══ INFORMATION SHOWN

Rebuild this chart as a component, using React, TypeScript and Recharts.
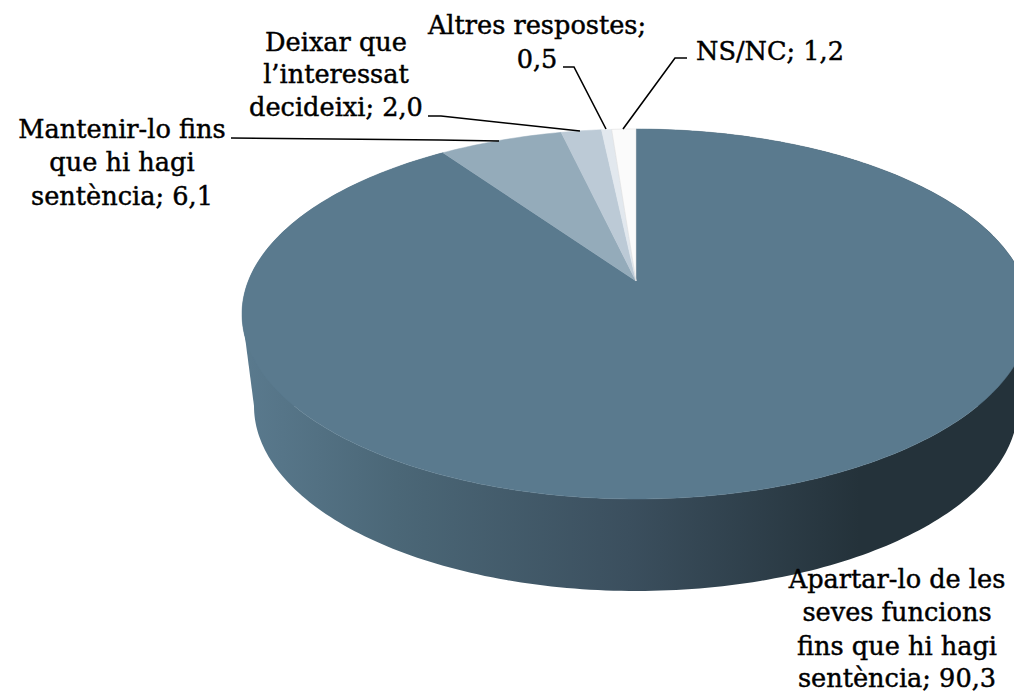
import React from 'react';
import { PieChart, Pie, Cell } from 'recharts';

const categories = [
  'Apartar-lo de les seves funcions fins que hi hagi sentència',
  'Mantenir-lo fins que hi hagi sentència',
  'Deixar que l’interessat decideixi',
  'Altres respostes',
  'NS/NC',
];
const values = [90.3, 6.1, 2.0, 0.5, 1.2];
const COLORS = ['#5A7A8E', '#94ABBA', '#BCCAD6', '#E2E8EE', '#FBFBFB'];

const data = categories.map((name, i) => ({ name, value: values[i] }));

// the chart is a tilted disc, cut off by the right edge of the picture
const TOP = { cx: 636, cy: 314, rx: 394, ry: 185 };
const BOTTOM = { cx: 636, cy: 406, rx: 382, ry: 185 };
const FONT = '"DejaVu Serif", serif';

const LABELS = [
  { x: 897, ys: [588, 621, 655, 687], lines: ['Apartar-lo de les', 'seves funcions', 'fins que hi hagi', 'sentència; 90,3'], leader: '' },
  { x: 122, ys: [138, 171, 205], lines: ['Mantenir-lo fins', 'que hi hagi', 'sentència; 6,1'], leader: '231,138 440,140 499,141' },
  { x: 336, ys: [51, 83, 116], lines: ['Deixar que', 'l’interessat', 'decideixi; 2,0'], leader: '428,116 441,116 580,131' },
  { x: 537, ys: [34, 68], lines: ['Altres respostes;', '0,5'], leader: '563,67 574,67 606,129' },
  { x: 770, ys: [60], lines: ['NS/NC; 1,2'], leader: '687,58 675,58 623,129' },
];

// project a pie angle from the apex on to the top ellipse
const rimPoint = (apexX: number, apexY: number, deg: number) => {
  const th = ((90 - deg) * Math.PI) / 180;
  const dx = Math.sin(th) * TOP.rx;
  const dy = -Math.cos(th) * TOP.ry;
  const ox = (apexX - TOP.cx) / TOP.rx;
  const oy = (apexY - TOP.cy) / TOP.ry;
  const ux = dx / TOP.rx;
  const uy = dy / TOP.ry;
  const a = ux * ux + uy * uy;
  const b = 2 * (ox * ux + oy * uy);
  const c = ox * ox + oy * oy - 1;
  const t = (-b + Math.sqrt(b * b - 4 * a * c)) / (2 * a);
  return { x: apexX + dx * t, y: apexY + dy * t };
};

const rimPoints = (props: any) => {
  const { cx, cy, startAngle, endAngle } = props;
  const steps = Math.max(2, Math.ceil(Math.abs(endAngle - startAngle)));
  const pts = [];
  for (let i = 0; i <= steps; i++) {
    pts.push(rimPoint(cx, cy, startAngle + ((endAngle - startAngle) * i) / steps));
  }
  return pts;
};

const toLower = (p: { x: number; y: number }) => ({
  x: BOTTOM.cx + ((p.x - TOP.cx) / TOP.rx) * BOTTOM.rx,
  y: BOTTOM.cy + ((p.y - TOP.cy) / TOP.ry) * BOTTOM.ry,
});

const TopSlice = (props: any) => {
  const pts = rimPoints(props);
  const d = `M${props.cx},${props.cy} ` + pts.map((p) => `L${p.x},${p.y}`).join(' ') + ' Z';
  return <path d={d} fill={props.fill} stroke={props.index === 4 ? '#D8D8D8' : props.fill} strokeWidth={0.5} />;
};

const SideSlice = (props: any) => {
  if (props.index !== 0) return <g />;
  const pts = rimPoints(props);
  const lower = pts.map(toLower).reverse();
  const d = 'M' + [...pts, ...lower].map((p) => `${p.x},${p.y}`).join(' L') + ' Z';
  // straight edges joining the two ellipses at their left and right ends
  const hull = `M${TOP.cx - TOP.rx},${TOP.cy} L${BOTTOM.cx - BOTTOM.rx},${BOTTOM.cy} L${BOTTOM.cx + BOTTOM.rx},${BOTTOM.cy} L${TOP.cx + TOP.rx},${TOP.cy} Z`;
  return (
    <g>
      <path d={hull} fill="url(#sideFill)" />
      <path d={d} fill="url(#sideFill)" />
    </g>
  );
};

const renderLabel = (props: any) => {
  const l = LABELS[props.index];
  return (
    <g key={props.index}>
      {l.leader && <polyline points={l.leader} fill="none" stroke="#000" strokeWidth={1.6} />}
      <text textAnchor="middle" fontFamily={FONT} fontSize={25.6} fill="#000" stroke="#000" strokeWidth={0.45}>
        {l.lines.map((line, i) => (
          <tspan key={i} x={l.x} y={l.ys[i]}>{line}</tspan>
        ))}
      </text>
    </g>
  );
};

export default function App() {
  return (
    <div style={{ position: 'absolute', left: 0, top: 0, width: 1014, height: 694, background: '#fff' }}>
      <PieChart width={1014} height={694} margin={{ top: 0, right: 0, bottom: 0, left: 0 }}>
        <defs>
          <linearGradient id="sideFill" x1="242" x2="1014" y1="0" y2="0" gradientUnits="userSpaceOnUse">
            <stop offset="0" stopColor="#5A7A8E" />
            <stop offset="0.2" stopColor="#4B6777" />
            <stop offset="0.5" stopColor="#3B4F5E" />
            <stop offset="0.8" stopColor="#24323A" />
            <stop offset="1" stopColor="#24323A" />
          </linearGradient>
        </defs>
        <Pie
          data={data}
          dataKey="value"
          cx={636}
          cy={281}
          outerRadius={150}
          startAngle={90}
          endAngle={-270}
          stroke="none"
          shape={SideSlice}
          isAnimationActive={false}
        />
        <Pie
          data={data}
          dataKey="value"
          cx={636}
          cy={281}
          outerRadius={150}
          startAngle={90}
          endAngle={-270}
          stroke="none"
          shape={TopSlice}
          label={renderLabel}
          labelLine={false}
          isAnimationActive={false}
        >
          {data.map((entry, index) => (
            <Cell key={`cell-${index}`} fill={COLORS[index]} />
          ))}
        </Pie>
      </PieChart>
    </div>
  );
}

════

• [WHAT IS BEING ASKED] Leave the pictures out and reproduce exactly the lines from the top of the listing above through the line with "const data = categories.map((name, i)".

• [ANSWER BELOW]
Rebuild this chart as a component, using React, TypeScript and Recharts.
import React from 'react';
import { PieChart, Pie, Cell } from 'recharts';

const categories = [
  'Apartar-lo de les seves funcions fins que hi hagi sentència',
  'Mantenir-lo fins que hi hagi sentència',
  'Deixar que l’interessat decideixi',
  'Altres respostes',
  'NS/NC',
];
const values = [90.3, 6.1, 2.0, 0.5, 1.2];
const COLORS = ['#5A7A8E', '#94ABBA', '#BCCAD6', '#E2E8EE', '#FBFBFB'];

const data = categories.map((name, i) => ({ name, value: values[i] }));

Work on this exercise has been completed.